** Start **

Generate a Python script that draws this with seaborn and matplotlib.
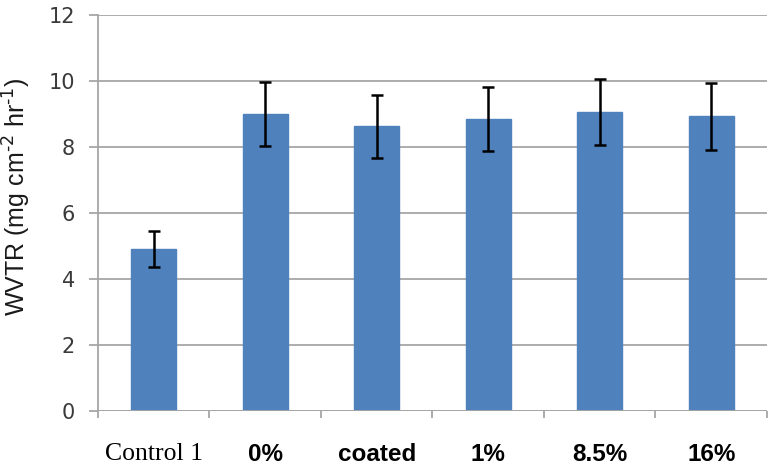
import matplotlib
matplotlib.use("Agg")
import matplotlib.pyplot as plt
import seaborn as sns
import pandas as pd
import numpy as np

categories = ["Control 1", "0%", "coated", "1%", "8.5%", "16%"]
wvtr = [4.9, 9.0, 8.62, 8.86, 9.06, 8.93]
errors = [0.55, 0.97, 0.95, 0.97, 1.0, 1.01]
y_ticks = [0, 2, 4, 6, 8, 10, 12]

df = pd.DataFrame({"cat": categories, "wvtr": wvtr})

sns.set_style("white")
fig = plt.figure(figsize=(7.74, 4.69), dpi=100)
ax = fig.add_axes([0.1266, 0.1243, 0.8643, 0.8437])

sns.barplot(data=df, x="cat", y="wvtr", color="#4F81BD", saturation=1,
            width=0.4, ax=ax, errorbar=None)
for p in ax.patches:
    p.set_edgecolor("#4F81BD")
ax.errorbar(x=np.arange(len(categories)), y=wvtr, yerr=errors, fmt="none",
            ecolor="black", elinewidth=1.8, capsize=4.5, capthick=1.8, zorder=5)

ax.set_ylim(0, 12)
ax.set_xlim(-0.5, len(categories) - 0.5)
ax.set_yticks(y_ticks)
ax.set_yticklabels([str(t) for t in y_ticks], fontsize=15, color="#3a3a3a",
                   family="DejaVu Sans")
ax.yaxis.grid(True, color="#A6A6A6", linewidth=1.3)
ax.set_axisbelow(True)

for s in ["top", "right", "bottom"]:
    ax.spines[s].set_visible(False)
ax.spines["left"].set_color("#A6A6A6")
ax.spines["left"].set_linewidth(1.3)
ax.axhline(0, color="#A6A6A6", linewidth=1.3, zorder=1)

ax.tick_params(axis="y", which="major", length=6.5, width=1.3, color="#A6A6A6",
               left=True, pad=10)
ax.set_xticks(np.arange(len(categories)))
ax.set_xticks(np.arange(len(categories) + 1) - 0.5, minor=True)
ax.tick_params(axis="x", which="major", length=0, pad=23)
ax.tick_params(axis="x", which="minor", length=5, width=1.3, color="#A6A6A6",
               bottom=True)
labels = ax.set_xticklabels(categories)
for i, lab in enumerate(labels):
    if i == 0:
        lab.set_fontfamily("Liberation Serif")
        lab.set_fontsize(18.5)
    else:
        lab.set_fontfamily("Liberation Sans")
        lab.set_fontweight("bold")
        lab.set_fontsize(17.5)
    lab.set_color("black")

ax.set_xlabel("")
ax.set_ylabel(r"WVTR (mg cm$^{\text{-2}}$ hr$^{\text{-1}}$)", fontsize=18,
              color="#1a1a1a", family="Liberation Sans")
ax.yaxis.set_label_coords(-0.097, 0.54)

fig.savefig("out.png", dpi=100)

** End **

§ **STATED EXERCISE**
Up to and including the line containing "import numpy as np", repeat every line from the start of the data, but none of the pictures.

§ **EXERCISE SOLUTION**
Generate a Python script that draws this with seaborn and matplotlib.
import matplotlib
matplotlib.use("Agg")
import matplotlib.pyplot as plt
import seaborn as sns
import pandas as pd
import numpy as np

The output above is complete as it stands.